Train travel in Spain is convenient and comfortable and state railways have recently inaugurated speedy AVE bullet trains linking Madrid, Barcelona, and Malaga, adding to the existing service between Madrid and Seville.

Rental cars

All the major international car rental companies have branches in Spain, with offices at airports, train stations, and city centers. Beware: Spanish drivers can be creative with traffic regulations and the price of gasoline is four times that in the U.S.


Spainhas a full range of hotels for every pocketbook, from five-star palaces to lowly hostels.

Spanish cuisine

With its many distinct regions, Spain has a correspondingly diverse cuisine, and seafood is popular everywhere. In the interior, roast meats such as lamb and suckling pig top the menu while lighter fare is the norm along the Med. Tapas (small plates of anything from olives to fried squid served in bars) are a wonderful introduction to Spanish cooking.

Eating Rituals

Breakfasts tend to be light – usually just coffee, juice, and a roll – so Spaniards make lunch, usually served at 2pm, the main meal of the day. Dinners are late: restaurants open around 8:30pm and most Spaniards don’t even sit down until 10pm.

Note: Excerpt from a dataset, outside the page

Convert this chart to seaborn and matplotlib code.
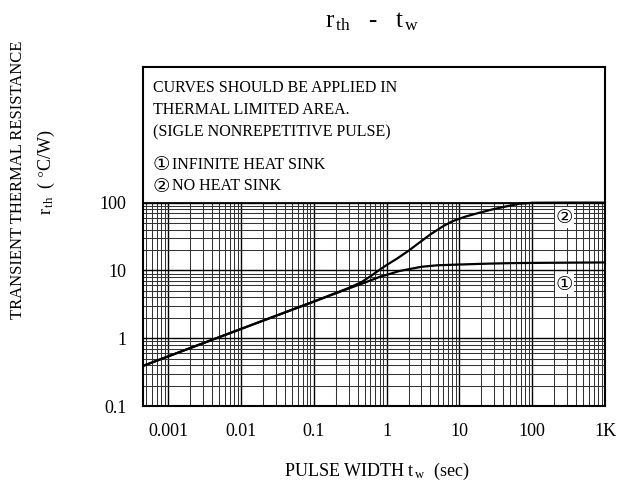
import numpy as np
import pandas as pd
import seaborn as sns
import matplotlib
matplotlib.use("Agg")
import matplotlib.pyplot as plt
from matplotlib.ticker import FixedLocator, LogLocator, NullFormatter

# curve (1): infinite heat sink
tw_inf = [0.00045, 0.001, 0.01, 0.1, 0.3, 0.5, 0.8, 1.5, 3, 5, 10, 20, 50, 100, 300, 1000]
rth_inf = [0.39, 0.54, 1.37, 3.47, 5.4, 6.6, 8.0, 9.8, 11.3, 11.9, 12.2, 12.5, 12.8, 12.9, 13.0, 13.1]

# curve (2): no heat sink
tw_none = [0.00045, 0.001, 0.01, 0.1, 0.3, 0.45, 0.6, 0.8, 1.0, 1.4, 2, 3, 4, 6, 8, 12, 18, 28, 40, 66, 100, 300, 1000]
rth_none = [0.39, 0.54, 1.37, 3.47, 5.5, 6.7, 8.2, 10.2, 12.0, 15.0, 19.5, 27, 34, 45, 53, 62, 70, 79, 86, 96, 99.5, 100, 100]

x_ticks = [0.001, 0.01, 0.1, 1, 10, 100, 1000]
x_tick_labels = ["0.001", "0.01", "0.1", "1", "10", "100", "1K"]
y_ticks = [0.1, 1, 10, 100]
y_tick_labels = ["0.1", "1", "10", "100"]

note_lines = ["CURVES SHOULD BE APPLIED IN",
              "THERMAL LIMITED AREA.",
              "(SIGLE NONREPETITIVE PULSE)"]
legend_lines = [("\u2460", "INFINITE HEAT SINK"), ("\u2461", "NO HEAT SINK")]

sns.set_theme(style="white")
plt.rcParams["font.family"] = ["Liberation Serif", "DejaVu Serif", "DejaVu Sans"]
plt.rcParams["mathtext.fontset"] = "stix"
plt.rcParams["text.color"] = "black"
plt.rcParams["xtick.color"] = "black"
plt.rcParams["ytick.color"] = "black"

df = pd.concat([
    pd.DataFrame({"tw": tw_inf, "rth": rth_inf, "curve": "1"}),
    pd.DataFrame({"tw": tw_none, "rth": rth_none, "curve": "2"}),
])

fig = plt.figure(figsize=(6.24, 4.94), dpi=100)
ax = fig.add_axes([143 / 624, 1 - 406 / 494, 462 / 624, 339 / 494])

sns.lineplot(data=df, x="tw", y="rth", hue="curve", palette=["black", "black"],
             legend=False, linewidth=1.6, ax=ax, zorder=3, sort=False)

ax.set_xscale("log")
ax.set_yscale("log")
ax.set_xlim(0.00045, 1000)
ax.set_ylim(0.1, 1e4)

ax.xaxis.set_major_locator(FixedLocator(x_ticks))
ax.xaxis.set_minor_locator(LogLocator(base=10, subs=np.arange(2, 10)))
ax.xaxis.set_minor_formatter(NullFormatter())
ax.set_xticklabels(x_tick_labels)
ax.yaxis.set_major_locator(FixedLocator(y_ticks))
ax.yaxis.set_minor_locator(LogLocator(base=10, subs=np.arange(2, 10)))
ax.yaxis.set_minor_formatter(NullFormatter())
ax.set_yticklabels(y_tick_labels)
ax.tick_params(which="both", length=0, labelsize=13, labelcolor="black")
ax.tick_params(axis="x", pad=12)
ax.tick_params(axis="y", pad=12)

ax.set_axisbelow(True)
ax.grid(which="major", color="black", linewidth=1.0)
ax.grid(which="minor", color="#333333", linewidth=0.75)
# blank the area above 100 where the note goes
ax.axhspan(100, 1e4, facecolor="white", edgecolor="none", zorder=1)
ax.axhline(100, color="black", linewidth=1.3, zorder=2)

for sp in ax.spines.values():
    sp.set_color("black")
    sp.set_linewidth(1.5)
    sp.set_zorder(4)

ax.set_xlabel("")
ax.set_ylabel("")

# note block
for i, line in enumerate(note_lines):
    fig.text(153 / 624, 1 - (88 + 22 * i) / 494, line, fontsize=11.5, va="center", ha="left")
for i, (num, txt) in enumerate(legend_lines):
    yy = 1 - (165 + 21 * i) / 494
    fig.text(153 / 624, yy, num, fontsize=14, va="center", ha="left",
             family=["DejaVu Sans", "Noto Sans CJK JP"])
    fig.text(172 / 624, yy, txt, fontsize=11.5, va="center", ha="left")

# curve labels
for num, yv in [("\u2461", 60), ("\u2460", 6.3)]:
    ax.text(275, yv, num, fontsize=14, ha="center", va="center", zorder=5,
            family=["DejaVu Sans", "Noto Sans CJK JP"],
            bbox=dict(facecolor="white", edgecolor="none", pad=0.5))

fig.text(372 / 624, 1 - 22 / 494, r"$\mathregular{r_{\,th}}$   -   $\mathregular{t_{\,w}}$",
         fontsize=18, ha="center", va="center")
fig.text(377 / 624, 1 - 471 / 494, r"PULSE WIDTH $\mathregular{t_{\,w}}$  (sec)",
         fontsize=13, ha="center", va="center")
fig.text(18 / 624, 1 - 180 / 494, "TRANSIENT THERMAL RESISTANCE", fontsize=12,
         rotation=90, ha="center", va="center")
fig.text(46 / 624, 1 - 172 / 494, r"$\mathregular{r_{\,th}}$  ( $\degree$C/W)", fontsize=13,
         rotation=90, ha="center", va="center")

fig.savefig("out.png", dpi=100)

Take advantage of the traditional long mid-afternoon break to either grab a siesta to offset your jet lag and rest up for the evening or visit the now almost deserted museums that stay open throughout the day.


Fiestas large and small – featuring parades, religious rites, dancing, and all-night drinking – take place year round in cities, towns, and villages, though most occur during spring, fall, and summer. Tourist offices can point you in the right direction.

Watch your wallet

Unfortunately, pickpockets and purse-snatchers are rife in the big cities, particularly in areas frequented by tourists and on the metro (subway). It’s best to keep your passport and jewelry in your hotel safe.

Highway robbery

Criminals on highways watch for rental cars and use a ruse (such as fake police badges) to get them to pull over so they can rob the occupants. If someone is signaling you to stop while driving, only do so at a service station or other public area.

Tourist Cards

Local tourist offices in Madrid, Barcelona, Valencia, and Seville sell tourist cards good for free entry to museums and monuments and free public transportation, as well as discounts at select restaurants and shops.

Angle for the Sales

Score heavily discounted wares at fast fashion chains and small boutiques alike during the twice-annual rebajas (Spanish for reductions or sales), which kick off each year in January and July. These are the only times each year that apparel is so steeply discounted, but finding the perfect time to buy is a balancing act, as prices and selection plummet as the sales near their final days.

Consider an All-Inclusive

In Ibiza, package holidays rule and there are very attractive all-inclusive bargains to be had, especially in the off season.

Plot a Sneaky Tapas Crawl

The popularity of tapas worldwide has made Spain’s mythical free feast increasingly difficult to find. Even so, locals say you can score some free meriendas (snacks) if you're sly: Don’t ask the bartender for a menu until after ordering a drink, and you’ll usually get at least one basic bite (typically olives or cheese) on the house.

Indulge in a Prix-Fixe Feast

Save money by eating as the Spaniards do and opting for the set menu del dia, served during weekday lunches in many cafe and restaurants. Expect two or three courses, as well as wine and coffee, to cost around $15-$30 (or even less, depending on the region).